6.4 Related Work
Classification or regression models have been implicitly used to construct summary statistics for inference in several scientific disciplines. For example, in experimental particle physics, the mixture model structure of the problem makes it amenable to supervised classification based on simulated datasets [193], [194]. While a classification objective can be used to learn powerful feature representations and increase the sensitivity of an analysis, it does not take into account the details of the inference procedure or the effect of nuisance parameters like the solution proposed here.
The first known effort to include the effect of nuisance parameters in classification and explain the relation between classification and the likelihood ratio was by Neal [195]. In the mentioned work, Neal proposes training of classifier including a function of nuisance parameter as additional input together with a per-observation regression model of the expectation value for inference. Cranmer et al. [188] improved on this concept by using a parametrised classifier to approximate the likelihood ratio which is then calibrated to perform statistical inference. At variance with the mentioned works, we do not consider a classification objective at all and the neural network is directly optimised based on an inference-aware loss. Additionally, once the summary statistic has been learnt the likelihood can be trivially constructed and used for classical or Bayesian inference without a dedicated calibration step. Furthermore, the approach presented in this work can also be extended, as done by Baldi et al. [134] by a subset of the inference parameters to obtain a parametrised family of summary statistics with a single model.
Recently, Brehmer et al. [196]–[198] further extended the approach of parametrised classifiers to better exploit the latent-space structure of generative models from complex scientific simulators. Additionally they propose a family of approaches that include a direct regression of the likelihood ratio and/or likelihood score in the training losses. While extremely promising, the most performing solutions are designed for a subset of the inference problems at the LHC and they require considerable changes in the way the inference is carried out. The aim of the algorithm proposed here is different, as we try to learn sample summary statistics that may act as a plug-in replacement of classifier-based dimensionality reduction and can be applied to general likelihood-free problems where the effect of the parameters can be modelled or approximated.
Within the field of Approximate Bayesian Computation (ABC), there have been some attempts to use neural network as a dimensionality reduction step to generate summary statistics. For example, Jiang et al. [199] successfully employ a summary statistic by directly regressing the parameters of interest and therefore approximating the posterior mean given the data, which then can be used directly as a summary statistic.

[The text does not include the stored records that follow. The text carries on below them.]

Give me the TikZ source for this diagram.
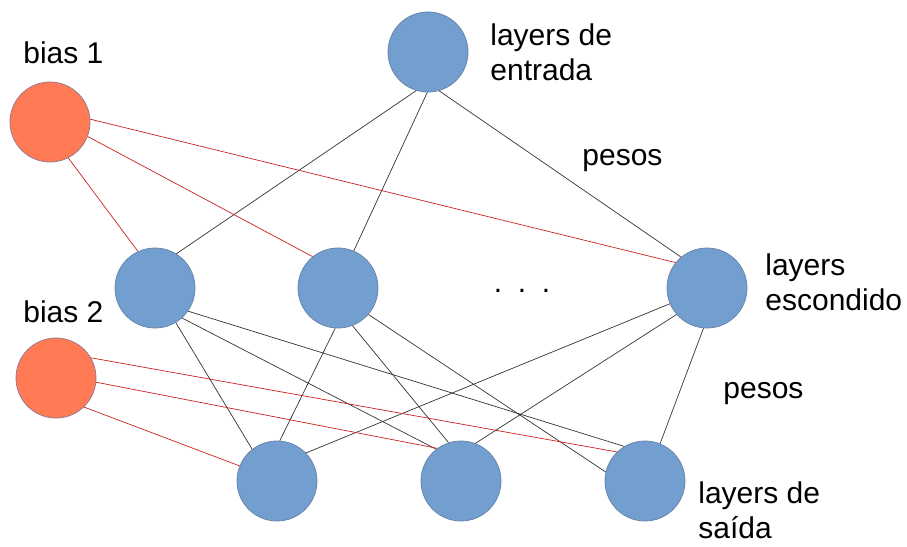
\documentclass[tikz,border=0pt]{standalone}
\usepackage{fontspec}
\setmainfont{Liberation Sans}
\usepackage{tikz}
\usetikzlibrary{positioning}

\definecolor{neuronblue}{HTML}{729FCF}
\definecolor{neuronedge}{HTML}{6A86AD}
\definecolor{biasorange}{HTML}{FF7A55}
\definecolor{biasedge}{HTML}{9A7A8A}
\definecolor{biasline}{HTML}{C9211E}

\tikzset{
	neuron/.style={circle, fill=neuronblue, draw=neuronedge, line width=0.4pt, minimum size=40pt, inner sep=0pt},
	biasnode/.style={circle, fill=biasorange, draw=biasedge, line width=0.4pt, minimum size=40pt, inner sep=0pt},
	peso/.style={draw=black!80, line width=0.35pt},
	pesobias/.style={draw=biasline, line width=0.35pt},
	rotulo/.style={inner sep=0pt, font=\fontsize{15}{17.5}\selectfont, align=left}
}

\begin{document}
\begin{tikzpicture}[x=0.5pt,y=-0.5pt] % a small neural net with two bias units
\useasboundingbox (0,0) rectangle (907,547);

% nodes
\node[neuron] (entrada) at (428,52) {};
\node[biasnode] (bias1) at (50,122) {};
\node[neuron] (h1) at (155,288) {};
\node[neuron] (h2) at (338,288) {};
\node[neuron] (h3) at (707,288) {};
\node[biasnode] (bias2) at (56,378) {};
\node[neuron] (o1) at (277,481) {};
\node[neuron] (o2) at (461,481) {};
\node[neuron] (o3) at (645,481) {};

% weights: from/out angle/to/in angle
\foreach \a/\p/\b/\q in {entrada/-107/h1/58, entrada/-91/h2/67, entrada/-74/h3/130,
		h1/-59/o1/128, h1/-48/o2/128, h1/-35/o3/121,
		h2/-94/o1/86, h2/-69/o2/108, h2/-41/o3/167,
		h3/-157/o1/44, h3/-139/o2/69, h3/-95/o3/68}
	\draw[peso] (\a.\p) -- (\b.\q);

% bias weights
\foreach \a/\p/\b/\q in {bias1/-63/h1/115, bias1/-21/h2/129, bias1/4/h3/141,
		bias2/-46/o1/158, bias2/-6/o2/126, bias2/30/o3/134}
	\draw[pesobias] (\a.\p) -- (\b.\q);

% labels
\node[rotulo, anchor=base west] (lbias1) at (23,63) {bias 1};
\node[rotulo, anchor=base west] (lbias2) at (23,322) {bias 2};
\node[rotulo, anchor=north west] (lentrada) at (490,23) {layers de\\entrada};
\node[rotulo, anchor=base west] (lpesos1) at (582,165) {pesos};
\node[rotulo, anchor=north west] (lescondido) at (765,253) {layers\\escondido};
\node[rotulo, anchor=base west] (lpesos2) at (723,398) {pesos};
\node[rotulo, anchor=north west] (lsaida) at (698,481) {layers de\\saída};
\node[rotulo, anchor=base] (dots) at (522,292) {.\hspace{7.8pt}.\hspace{7.8pt}.};

\end{tikzpicture}
\end{document}
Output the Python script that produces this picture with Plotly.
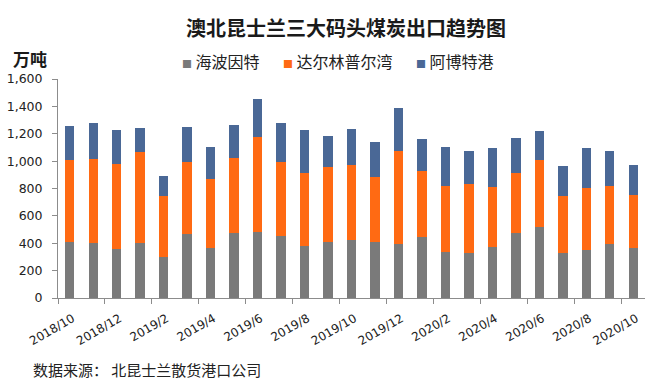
import plotly.graph_objects as go

months = ["2018/10", "2018/11", "2018/12", "2019/1", "2019/2", "2019/3", "2019/4",
          "2019/5", "2019/6", "2019/7", "2019/8", "2019/9", "2019/10", "2019/11",
          "2019/12", "2020/1", "2020/2", "2020/3", "2020/4", "2020/5", "2020/6",
          "2020/7", "2020/8", "2020/9", "2020/10"]

hay_point = [409, 402, 360, 404, 300, 465, 365, 472, 482, 450, 380, 412, 424, 412,
             397, 443, 336, 329, 375, 472, 519, 331, 351, 397, 368]
dalrymple_bay = [601, 616, 621, 660, 448, 531, 502, 553, 697, 546, 533, 545, 550, 472,
                 674, 485, 480, 501, 433, 441, 491, 417, 450, 419, 387]
abbot_point = [249, 258, 249, 180, 141, 256, 234, 241, 277, 280, 317, 226, 261, 256,
               317, 233, 285, 241, 285, 256, 212, 216, 292, 255, 217]

series_names = ["海波因特", "达尔林普尔湾", "阿博特港"]
colors = ["#7a7a7a", "#ff6a13", "#4a6896"]

fig = go.Figure()
for name, vals, c in zip(series_names, [hay_point, dalrymple_bay, abbot_point], colors):
    fig.add_trace(go.Bar(x=months, y=vals, name=name, showlegend=False,
                         marker=dict(color=c, line=dict(width=0))))

font_cjk = "Noto Sans CJK SC, DejaVu Sans, sans-serif"
font_num = "DejaVu Sans, Verdana, sans-serif"

# plot area: x 58..645, y 79..298
L, R, T, B = 58, 645, 79, 298
W, H = R - L, B - T

def px(x):
    return (x - L) / W

def py(y):
    return (B - y) / H

fig.update_layout(
    width=670, height=380,
    barmode="stack", bargap=0.6,
    plot_bgcolor="white", paper_bgcolor="white",
    margin=dict(l=L, r=670 - R, t=T, b=380 - B),
    font=dict(family=font_cjk, size=12, color="#222222"),
    title=dict(text="<b>澳北昆士兰三大码头煤炭出口趋势图</b>", x=346 / 670, xanchor="center",
               y=1 - 29 / 380, yanchor="middle",
               font=dict(family=font_cjk, size=20, color="#1a1a1a")),
    showlegend=False,
)

fig.update_xaxes(
    type="category", tickmode="linear", tick0=0, dtick=2, tickangle=-30,
    tickson="boundaries", ticks="outside", ticklen=5, tickcolor="#8c8c8c",
    showline=True, linecolor="#8c8c8c", linewidth=1, showgrid=False,
    tickfont=dict(family=font_num, size=12, color="#222222"),
    ticklabelstandoff=8, ticklabelshift=3,
    range=[-0.5, 24.5], automargin=False,
)
fig.update_yaxes(
    range=[0, 1600], dtick=200, tickformat=",", ticks="outside", ticklen=5,
    tickcolor="#8c8c8c", showline=True, linecolor="#8c8c8c", linewidth=1,
    showgrid=False, zeroline=False, automargin=False,
    tickfont=dict(family=font_num, size=12.5, color="#222222"),
    ticklabelstandoff=7,
)

# legend row (small coloured squares followed by series names)
legend_left = [180, 281, 414]
for name, c, lx in zip(series_names, colors, legend_left):
    fig.add_annotation(
        text=f"<span style='color:{c};font-size:10px'>■</span> {name}",
        xref="paper", yref="paper", x=px(lx), y=py(61),
        xanchor="left", yanchor="middle", showarrow=False,
        font=dict(family=font_cjk, size=16, color="#222222"))

fig.add_annotation(text="<b>万吨</b>", xref="paper", yref="paper", x=px(30), y=py(58),
                   xanchor="center", yanchor="middle", showarrow=False,
                   font=dict(family=font_cjk, size=17, color="#1a1a1a"))
fig.add_annotation(text="数据来源： 北昆士兰散货港口公司", xref="paper", yref="paper",
                   x=px(31), y=py(369), xanchor="left", yanchor="middle", showarrow=False,
                   font=dict(family=font_cjk, size=15, color="#222222"))

fig.write_html("out.html", config={"displayModeBar": False},
               post_script="document.body.style.margin='0';document.body.style.overflow='hidden';")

A different path is taken by Louppe et al. [200], where the authors present a adversarial training procedure to enforce a pivotal property on a predictive model. The main concern we have on the use of that approach is that a classifier which is pivotal with respect to nuisance parameters might not be optimal, neither for classification nor for statistical inference. Instead of aiming for being pivotal, the summary statistics learnt by our algorithm attempt to find a transformation that directly reduces the expected effect of nuisance parameters over the parameters of interest.